Dr Ziki further added that the coming in of the Samba II machines will help the country achieve the third 90 target of having 90 percent of all people receiving anti-retroviral therapy having viral suppression.

Zimbabwe also adopted the 90-90-90 United Nation Aids Programme ambitious targets that seeks by 2020, to have 90 percent of all people living with HIV knowing their HIV status, 90 percent of all people diagnosed with HIV receiving sustained anti-retroviral therapy, 90 percent of all people receiving anti-retroviral therapy having viral suppression.

“On the third 90 we are now at 85 percent and this increase is a result of the introduction of the point of care machine. On the first 90 we are at 90 percent while on the second 90 we are at 98 percent and I’m optimistic that we will achieve or surpass the 90 percent on the third 90 soon,” he said.

On managing vertical transmission of HIV to an unborn baby, Dr Ziki said they were prioritising viral load check on pregnant mothers to reduce infection.
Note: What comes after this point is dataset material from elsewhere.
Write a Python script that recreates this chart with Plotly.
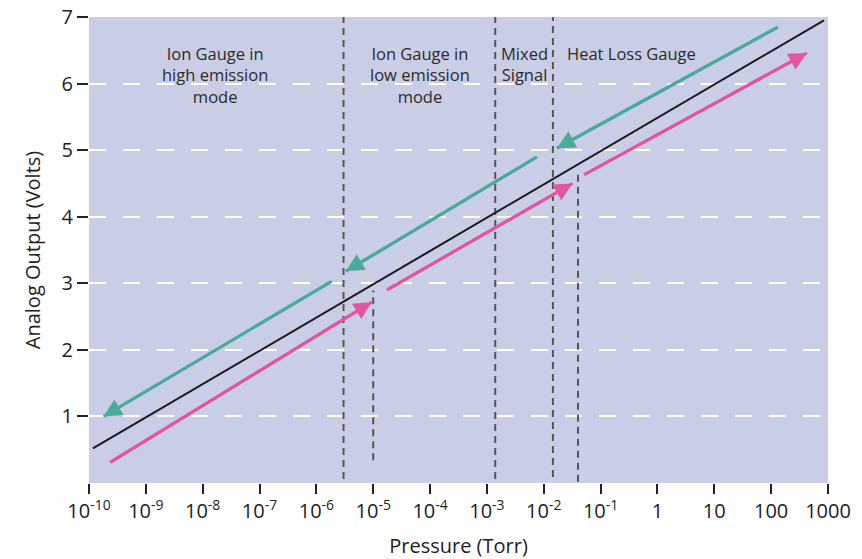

“A pregnant woman’s viral load check is important. Good viral suppression can help reduce transmission to the unborn baby and the point of care machines have helped us do more viral load testing on pregnant women.

“Our transmission rate has gone down significantly. In the last batches that were done, no baby was born positive and this has been achieved by enhanced viral load monitoring.

“We are however, not yet doing early infant diagnosis as we had hoped but we look forward to do that so we can help reduce anxiety on mothers while enabling timely intervention. Initially we hoped to use them for early infant diagnosis but viral load overtook everything but we hope with Government assistance, reagents will be sourced soon,” he said.

Director for laboratory services in the Ministry of Health and Child Care Douglas Mangwanya said decentralisation of viral load testing has impacted positively on HIV treatment outcomes.

He said previously, with the centralised system, the number of people living with HIV who accessed viral load testing stood at 15 percent but has now gone up to 70 percent.

While the convectional machines required air conditioning and specialised personnel, Mangwanya said the Samba II were made for resource constrained settings and are more reliable, simple, robust, quality-assured and relatively rapid point-of-care molecular diagnostic platform.

Mangwanya added that because of this success, Government is now looking forward to go into the second phase of this decentralisation targeting more district hospitals in the country.

He noted that they are working on expanding early infant diagnoses to all district hospitals currently offering viral load testing.

“The National Aids Council is working on procurement of the reagents for early infant diagnoses and once these are available, delays encountered in diagnosing exposed babies would be a thing of the past.”

Zimbabwe is among the first countries in the world to use Samba II point-of-care technology for viral load tests and Early Infant Diagnosis of HIV and Dr Ziki believes this new technology is among best interventions to ever happen since the virus was discovered and a necessary intervention in the fight and march towards the ambitious 90-90-90 goal.